Governo prepara 392,9 mil milhões Kz em títulos para pagar dívidas atrasadas
A utilização destes instrumentos para pagar a fornecedores locais tem sido uma prática bastante comum em Angola, mas é muito contestada pelo empresariado, já que esta forma de pagamento não dá liquidez à tesouraria das empresas, obrigando-as a "perder" dinheiro no mercado secundário.
O Governo vai voltar a utilizar Obrigações do Tesouro (OT) para pagar dívidas atrasadas às empresas, depois de ter publicado em Diário da República a autorização para uma emissão deste instrumento de dívida titulada num valor máximo de até 392,3 mil milhões Kz, repetindo uma fórmula muitas vezes contestada pelo empresariado nacional, que prefere receber os pagamentos em "cash".
O Decreto Executivo 385/25, de 17 de Abril, veio apenas confirmar o que já estava previsto no Plano Anual de Endividamento (PAE) 2025: 382,3 mil milhões Kz em Obrigações do Tesouro para a regularização de atrasados do Estado.

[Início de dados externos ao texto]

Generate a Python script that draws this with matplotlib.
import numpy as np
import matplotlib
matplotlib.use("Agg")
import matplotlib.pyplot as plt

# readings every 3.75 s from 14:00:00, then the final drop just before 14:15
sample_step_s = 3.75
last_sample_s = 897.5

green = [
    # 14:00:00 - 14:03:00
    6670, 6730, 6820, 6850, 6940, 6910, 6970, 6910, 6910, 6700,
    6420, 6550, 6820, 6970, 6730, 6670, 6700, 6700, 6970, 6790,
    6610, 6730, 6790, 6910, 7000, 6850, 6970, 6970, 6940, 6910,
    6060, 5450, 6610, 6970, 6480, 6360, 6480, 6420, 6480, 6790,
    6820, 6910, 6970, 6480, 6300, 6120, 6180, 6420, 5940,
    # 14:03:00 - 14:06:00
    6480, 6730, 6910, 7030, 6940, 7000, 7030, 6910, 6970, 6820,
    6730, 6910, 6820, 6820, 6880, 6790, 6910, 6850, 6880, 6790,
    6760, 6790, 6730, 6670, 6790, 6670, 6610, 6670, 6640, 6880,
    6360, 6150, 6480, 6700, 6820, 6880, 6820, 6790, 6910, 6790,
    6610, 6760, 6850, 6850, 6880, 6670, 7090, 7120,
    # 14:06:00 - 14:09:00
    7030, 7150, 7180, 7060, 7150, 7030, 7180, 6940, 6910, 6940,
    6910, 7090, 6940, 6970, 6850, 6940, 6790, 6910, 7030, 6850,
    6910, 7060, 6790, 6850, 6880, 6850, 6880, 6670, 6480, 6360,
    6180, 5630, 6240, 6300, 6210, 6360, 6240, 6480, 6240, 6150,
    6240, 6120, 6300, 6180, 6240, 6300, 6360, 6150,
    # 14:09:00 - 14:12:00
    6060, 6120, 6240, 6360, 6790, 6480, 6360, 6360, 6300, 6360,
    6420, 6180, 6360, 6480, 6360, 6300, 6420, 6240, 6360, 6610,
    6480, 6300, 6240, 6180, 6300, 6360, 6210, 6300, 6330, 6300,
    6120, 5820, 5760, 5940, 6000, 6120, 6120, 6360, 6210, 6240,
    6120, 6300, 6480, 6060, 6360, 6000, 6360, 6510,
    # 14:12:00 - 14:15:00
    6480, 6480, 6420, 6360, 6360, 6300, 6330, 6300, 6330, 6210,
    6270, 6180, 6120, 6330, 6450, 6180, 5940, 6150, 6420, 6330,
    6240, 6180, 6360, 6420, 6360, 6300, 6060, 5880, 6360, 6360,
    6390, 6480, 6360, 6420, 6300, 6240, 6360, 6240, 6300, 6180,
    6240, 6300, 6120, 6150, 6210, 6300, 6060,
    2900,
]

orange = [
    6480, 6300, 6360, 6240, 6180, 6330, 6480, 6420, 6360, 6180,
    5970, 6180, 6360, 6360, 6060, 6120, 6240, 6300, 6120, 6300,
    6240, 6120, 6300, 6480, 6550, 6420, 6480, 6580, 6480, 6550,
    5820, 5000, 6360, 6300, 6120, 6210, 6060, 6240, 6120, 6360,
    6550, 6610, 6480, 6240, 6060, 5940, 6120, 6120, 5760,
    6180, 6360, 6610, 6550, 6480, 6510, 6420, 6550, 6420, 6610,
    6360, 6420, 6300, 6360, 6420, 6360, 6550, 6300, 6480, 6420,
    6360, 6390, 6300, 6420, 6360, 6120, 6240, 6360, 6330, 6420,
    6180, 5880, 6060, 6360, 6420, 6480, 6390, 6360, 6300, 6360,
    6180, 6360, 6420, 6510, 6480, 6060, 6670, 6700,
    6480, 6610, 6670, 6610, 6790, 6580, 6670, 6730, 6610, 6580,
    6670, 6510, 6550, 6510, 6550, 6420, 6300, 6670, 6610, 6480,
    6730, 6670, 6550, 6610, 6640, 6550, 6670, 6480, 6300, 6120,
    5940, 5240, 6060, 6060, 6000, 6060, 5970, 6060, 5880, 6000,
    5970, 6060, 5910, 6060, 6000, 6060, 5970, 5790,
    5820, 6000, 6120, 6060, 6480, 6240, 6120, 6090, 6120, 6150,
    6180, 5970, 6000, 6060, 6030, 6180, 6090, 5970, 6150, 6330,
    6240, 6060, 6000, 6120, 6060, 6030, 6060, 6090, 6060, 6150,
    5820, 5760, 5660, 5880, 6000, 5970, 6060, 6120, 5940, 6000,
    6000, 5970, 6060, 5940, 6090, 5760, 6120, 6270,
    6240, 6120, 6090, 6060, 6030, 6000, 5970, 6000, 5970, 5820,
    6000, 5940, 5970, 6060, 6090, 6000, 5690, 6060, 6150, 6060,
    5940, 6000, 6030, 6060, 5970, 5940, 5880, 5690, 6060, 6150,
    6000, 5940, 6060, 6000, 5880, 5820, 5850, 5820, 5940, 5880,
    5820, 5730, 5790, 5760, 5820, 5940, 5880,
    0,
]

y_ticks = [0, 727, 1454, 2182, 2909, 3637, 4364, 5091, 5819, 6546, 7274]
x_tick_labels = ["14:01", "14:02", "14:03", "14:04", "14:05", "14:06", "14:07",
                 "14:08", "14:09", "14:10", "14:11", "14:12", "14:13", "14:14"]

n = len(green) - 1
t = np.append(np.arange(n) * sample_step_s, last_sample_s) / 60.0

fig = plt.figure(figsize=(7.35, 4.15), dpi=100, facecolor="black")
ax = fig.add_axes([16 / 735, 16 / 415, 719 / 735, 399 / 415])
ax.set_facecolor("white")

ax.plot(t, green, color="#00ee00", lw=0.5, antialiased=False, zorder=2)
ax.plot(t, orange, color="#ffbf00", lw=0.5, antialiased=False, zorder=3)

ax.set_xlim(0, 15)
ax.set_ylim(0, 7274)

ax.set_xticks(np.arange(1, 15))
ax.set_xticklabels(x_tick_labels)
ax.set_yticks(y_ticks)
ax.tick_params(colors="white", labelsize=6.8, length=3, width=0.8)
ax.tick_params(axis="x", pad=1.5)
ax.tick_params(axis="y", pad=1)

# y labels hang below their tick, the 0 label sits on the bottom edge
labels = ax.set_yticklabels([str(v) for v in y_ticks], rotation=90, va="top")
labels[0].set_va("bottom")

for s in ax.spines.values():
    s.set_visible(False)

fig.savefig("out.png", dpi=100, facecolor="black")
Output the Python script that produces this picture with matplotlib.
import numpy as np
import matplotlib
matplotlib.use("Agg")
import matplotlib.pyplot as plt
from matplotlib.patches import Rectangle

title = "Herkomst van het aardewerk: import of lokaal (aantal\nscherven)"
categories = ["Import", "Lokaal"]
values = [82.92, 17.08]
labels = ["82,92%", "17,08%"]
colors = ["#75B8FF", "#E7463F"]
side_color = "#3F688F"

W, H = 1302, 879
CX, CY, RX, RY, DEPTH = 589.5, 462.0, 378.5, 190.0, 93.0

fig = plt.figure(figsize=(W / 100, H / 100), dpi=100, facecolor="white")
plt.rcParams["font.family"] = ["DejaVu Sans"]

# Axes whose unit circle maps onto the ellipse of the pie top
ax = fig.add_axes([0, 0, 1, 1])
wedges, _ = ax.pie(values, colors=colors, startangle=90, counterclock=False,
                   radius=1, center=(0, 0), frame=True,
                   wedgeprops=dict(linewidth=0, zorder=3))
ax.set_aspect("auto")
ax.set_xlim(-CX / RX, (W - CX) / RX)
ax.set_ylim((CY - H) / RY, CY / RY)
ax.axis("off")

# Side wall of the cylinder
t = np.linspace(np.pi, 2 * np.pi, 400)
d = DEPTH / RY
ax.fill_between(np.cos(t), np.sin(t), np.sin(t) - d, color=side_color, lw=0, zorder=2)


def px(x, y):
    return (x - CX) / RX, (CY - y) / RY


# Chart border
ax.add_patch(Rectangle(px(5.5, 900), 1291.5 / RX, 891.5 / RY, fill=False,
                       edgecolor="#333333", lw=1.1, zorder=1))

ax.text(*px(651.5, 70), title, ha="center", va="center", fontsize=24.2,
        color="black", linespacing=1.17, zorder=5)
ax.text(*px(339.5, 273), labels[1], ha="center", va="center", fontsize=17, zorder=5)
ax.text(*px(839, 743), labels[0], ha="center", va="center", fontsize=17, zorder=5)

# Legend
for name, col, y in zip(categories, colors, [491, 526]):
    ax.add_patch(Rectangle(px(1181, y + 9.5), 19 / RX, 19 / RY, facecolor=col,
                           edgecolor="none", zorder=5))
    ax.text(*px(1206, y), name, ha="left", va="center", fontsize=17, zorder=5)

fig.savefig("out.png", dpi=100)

Segundo o decreto, as OT serão entregues aos credores do Estado que tenham celebrado um "acordo de regularização da divida pública interna fundada com o Ministério das Finanças", com um valor facial de 1.000 Kz cada um e com uma taxa de juro fixa ainda por definir. Quanto às condições de reembolso, terá prazos desde 4 até 20 semestres, com o pagamento dos juros a ser feito semestralmente. No PAE 2025, refere que sempre que "as condições do mercado permitirem", poderá ser feito o "repasse da tesouraria" aos credores, o que, apesar de tudo, o decreto parece agora excluir.
A utilização de instrumentos de dívida para pagar a fornecedores locais tem sido uma prática bastante comum em Angola, mas que acaba por ser muito contestada pelo empresariado, já que essa forma de pagamento não dá liquidez à tesouraria das empresas. Caso as empresas necessitem de liquidez imediata, podem recorrer ao mercado secundário de dívida, obviamente com um desconto face ao valor facial, o que faz com que "percam" dinheiro face ao que o Estado lhes deve.

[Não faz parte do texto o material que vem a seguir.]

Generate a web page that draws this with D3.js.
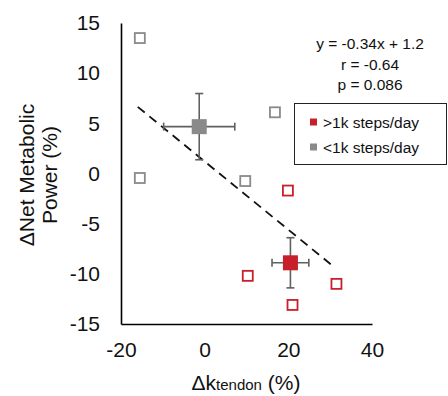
<!DOCTYPE html>
<html>
<head>
<meta charset="utf-8">
<script src="https://cdn.jsdelivr.net/npm/d3@7"></script>
<style>
  body { margin: 0; background: #fff; }
  text { font-family: "Liberation Sans", Arial, sans-serif; fill: #111; }
</style>
</head>
<body>
<svg id="chart" width="448" height="396"></svg>
<script>
// individual subjects
var grayX = [-15.5, -15.5, 16.8, 9.7];
var grayY = [13.5, -0.45, 6.1, -0.75];
var redX = [19.9, 10.3, 31.5, 21.0];
var redY = [-1.7, -10.2, -11.0, -13.1];

// group means with SD
var meanGroups = ["gray", "red"];
var meanX = [-1.3, 20.5];
var meanY = [4.67, -8.9];
var errX = [8.5, 4.4];
var errY = [3.3, 2.5];

// regression
var slope = -0.34, intercept = 1.2;
var fitRange = [-16, 31];

var xTicks = [-20, 0, 20, 40];
var yTicks = [-15, -10, -5, 0, 5, 10, 15];
var statLines = ["y = -0.34x + 1.2", "r = -0.64", "p = 0.086"];
var legendLabels = [">1k steps/day", "<1k steps/day"];

var RED = "#c8202a", GRAY = "#8a8a8a";
var colors = { red: RED, gray: GRAY };

var svg = d3.select("#chart");
var x = d3.scaleLinear().domain([-20, 40]).range([121, 372]);
var y = d3.scaleLinear().domain([-15, 15]).range([324, 23]);
var fmt = function(d) { return String(d); }; // plain hyphen minus like Excel

// axes (no tick marks, Excel style)
var xAxis = svg.append("g").attr("transform", "translate(0,324)")
    .call(d3.axisBottom(x).tickValues(xTicks).tickFormat(fmt).tickSize(0).tickPadding(18));
var yAxis = svg.append("g").attr("transform", "translate(121,0)")
    .call(d3.axisLeft(y).tickValues(yTicks).tickFormat(fmt).tickSize(0).tickPadding(21));
[xAxis, yAxis].forEach(function(a) {
  a.select(".domain").attr("stroke", "#000").attr("stroke-width", 1.6);
  a.selectAll("text").style("font-size", "21px").attr("fill", "#111")
    .style("font-family", "'Liberation Sans', Arial, sans-serif");
});

// trend line
svg.append("line")
  .attr("x1", x(fitRange[0])).attr("y1", y(slope * fitRange[0] + intercept))
  .attr("x2", x(fitRange[1])).attr("y2", y(slope * fitRange[1] + intercept))
  .attr("stroke", "#111").attr("stroke-width", 1.8)
  .attr("stroke-dasharray", "9,6");

// error bars
meanGroups.forEach(function(g, i) {
  var eb = svg.append("g").attr("stroke", "#606060").attr("stroke-width", 1.6);
  var cx = x(meanX[i]), cy = y(meanY[i]);
  var x0 = x(meanX[i] - errX[i]), x1 = x(meanX[i] + errX[i]);
  var y0 = y(meanY[i] + errY[i]), y1 = y(meanY[i] - errY[i]);
  eb.append("line").attr("x1", x0).attr("x2", x1).attr("y1", cy).attr("y2", cy);
  eb.append("line").attr("x1", cx).attr("x2", cx).attr("y1", y0).attr("y2", y1);
  [x0, x1].forEach(function(v) {
    eb.append("line").attr("x1", v).attr("x2", v).attr("y1", cy - 4).attr("y2", cy + 4);
  });
  [y0, y1].forEach(function(v) {
    eb.append("line").attr("x1", cx - 4).attr("x2", cx + 4).attr("y1", v).attr("y2", v);
  });
});

// hollow subject squares
function hollow(xs, ys, col) {
  svg.append("g").selectAll("rect").data(xs).join("rect")
    .attr("x", function(d) { return x(d) - 5; })
    .attr("y", function(d, i) { return y(ys[i]) - 5; })
    .attr("width", 10).attr("height", 10)
    .attr("fill", "#fff").attr("stroke", col).attr("stroke-width", 1.8);
}
hollow(grayX, grayY, GRAY);
hollow(redX, redY, RED);

// mean squares
svg.append("g").selectAll("rect").data(meanGroups).join("rect")
  .attr("x", function(d, i) { return x(meanX[i]) - 7.5; })
  .attr("y", function(d, i) { return y(meanY[i]) - 7.5; })
  .attr("width", 15).attr("height", 15)
  .attr("fill", function(d) { return colors[d]; });

// stats text
svg.append("g").selectAll("text").data(statLines).join("text")
  .attr("x", 370).attr("y", function(d, i) { return 49 + i * 20.5; })
  .attr("text-anchor", "middle").style("font-size", "15.5px")
  .text(function(d) { return d; });

// legend
svg.append("rect").attr("x", 294.5).attr("y", 103.5).attr("width", 152).attr("height", 61)
  .attr("fill", "#fff").attr("stroke", "#222").attr("stroke-width", 1);
var legCols = [RED, GRAY];
legendLabels.forEach(function(l, i) {
  var ly = 122 + i * 25;
  svg.append("rect").attr("x", 310).attr("y", ly - 3.5).attr("width", 7).attr("height", 7)
    .attr("fill", legCols[i]);
  svg.append("text").attr("x", 323).attr("y", ly + 6).style("font-size", "15.5px").text(l);
});

// axis titles
var yt = svg.append("text").attr("transform", "translate(0,175) rotate(-90)")
  .attr("text-anchor", "middle").style("font-size", "21px");
yt.append("tspan").attr("x", 0).attr("y", 34).text("\u0394Net Metabolic");
yt.append("tspan").attr("x", 0).attr("y", 57).text("Power (%)");

var xt = svg.append("text").attr("x", 246).attr("y", 390).attr("text-anchor", "middle")
  .style("font-size", "21px");
xt.append("tspan").text("\u0394k");
xt.append("tspan").style("font-size", "15px").text("tendon");
xt.append("tspan").text(" (%)");
</script>
</body>
</html>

Em declarações ao Expansão, um consultor internacional, que solicitou anonimato, considera que o pagamento da dívida atrasada em Obrigações do Tesouro acaba por ser uma opção que as empresas têm que aceitar, e não é um "bom sinal" dado aos potenciais investidores na economia nacional. "Isto não é nada bom sinal e é mais um indicador de que parece faltar dinheiro para fazer face aos compromissos", disse, acrescentando que este tipo de decisões fazem com que os investidores internacionais exijam juros mais elevados para compensar o agravamento dos riscos que estas medidas transmitem.
Os atrasados são um desafio à economia do País, já que retira capacidade financeira às empresas que forneceram um serviço ou bens ao Estado. No relatório do FMI relativo à última avaliação no âmbito do artigo IV, datado de Março, o fundo alerta que os pagamentos internos em atraso continuam a ser um desafio que reflecte as deficiências persistentes no controlo das despesas e na gestão de tesouraria. O FMI revela que com a sua assistência técnica e a introdução de um novo quadro jurídico em 2021 os grandes saldos acumulados desde 2014 foram reduzidos.
No entanto, alerta que "não obstante estes esforços, continuaram a surgir novos pagamentos em atraso, reflectindo (i) fracos procedimentos de controlo das autorizações orçamentais, (ii) atrasos no reconhecimento e orçamentação dos pagamentos em atraso devido a um registo inadequado das facturas e (iii) uma fraca previsão dos fluxos de caixa".
Para fazer face a estes desafios, defende a instituição multilateral, "será necessário reforçar a aplicação das regras de execução orçamental, registar as facturas na fase de verificação para permitir uma orçamentação mais realista dos pagamentos em atraso e reforçar as práticas de previsão e gestão dos fluxos de tesouraria".